Nuclear fusion was once (and still is by some) considered the saviour of humanity. It involves combining atoms rather than the normal process of splitting (fission). It uses hydrogen rather than uranium as a fuel so would involves no mining, no radioactive fission products, no reprocessing, no plutonium and limitless fuel. Unfortunately fifty years and billions of euros, dollars and roubles have not come close to solving the problem of how to achieve this (outside of a hydrogen bomb). Given enough time, we might be able to solve it but, sadly, time is what we are short of.
It is said of nuclear fusion that is is the energy source of the future, and always will be.

Hydrogen fuel

Hydrogen


Main final use form: 
carrier for electricity
EPR: 0.8
Some people have suggested that hydrogen will be the answer to oil depletion (as far as transport is concerned), with misleading terms such as 'carbon dioxide free', ‘clean’ and ‘cheap’ being bandied around.

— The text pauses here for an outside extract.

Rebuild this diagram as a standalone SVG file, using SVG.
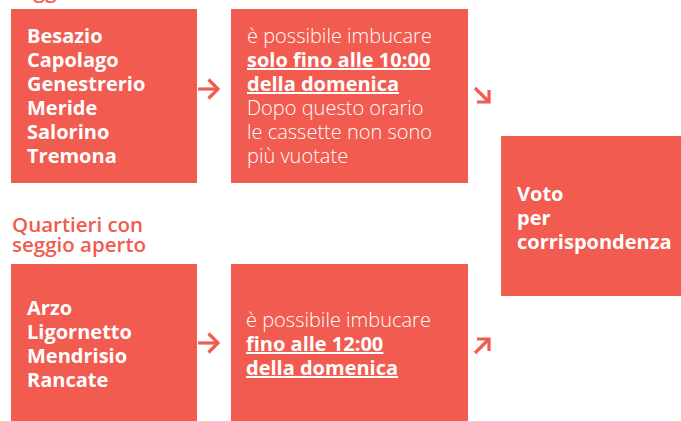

Unfortunately it is not. Hydrogen is better looked upon as a carrier for energy rather than energy itself, a potential way of turning electricity into a portable fuel.

Advantages

The hydrogen itself does not produce anything more dangerous than water when it is converted to energy (but see below). If all vehicles were converted to hydrogen, the result would be quieter, less polluted urban areas. Unlike the other energy sources, it can be used for personal transport.

Disadvantages

Hydrogen is not mined but produced and that requires energy, the very problem we have. It has been calculated that it takes 1.3 billion kWh (kilowatt hours) of electricity to produce 1 billion kWh of hydrogen (BioScience, Vol. 44, No. 8, September 1994.). If you use oil or gas (the present day choice), the result is carbon dioxide and a reduction in the fuel source. It is also wasteful of energy – the production of the electricity and hydrogen would use more oil than if you had used it directly in the car as petrol.
It is also far more difficult to store and transport than oil products. It is a very dangerous substance (think of the Hindenburg). To replace all the cars, lorries, busses with hydrogen engines and fuel tanks, and to build the infrastructure to service them would cost vast amounts of energy and money.

The Future

As one of the few transportation fuels available outside of oil, hydrogen has an important part to play in a sustainable future. While it is hard to see it replacing all of the present day's transport, it might be feasible to power public transport if that was expanded to replace individual vehicles. It would need to be produced with nuclear and renewable energy although, at the moment, only about 0.01% of hydrogen produced is made with renewables. The question is whether it would be more economic to simply have electrically- powered vehicles with batteries.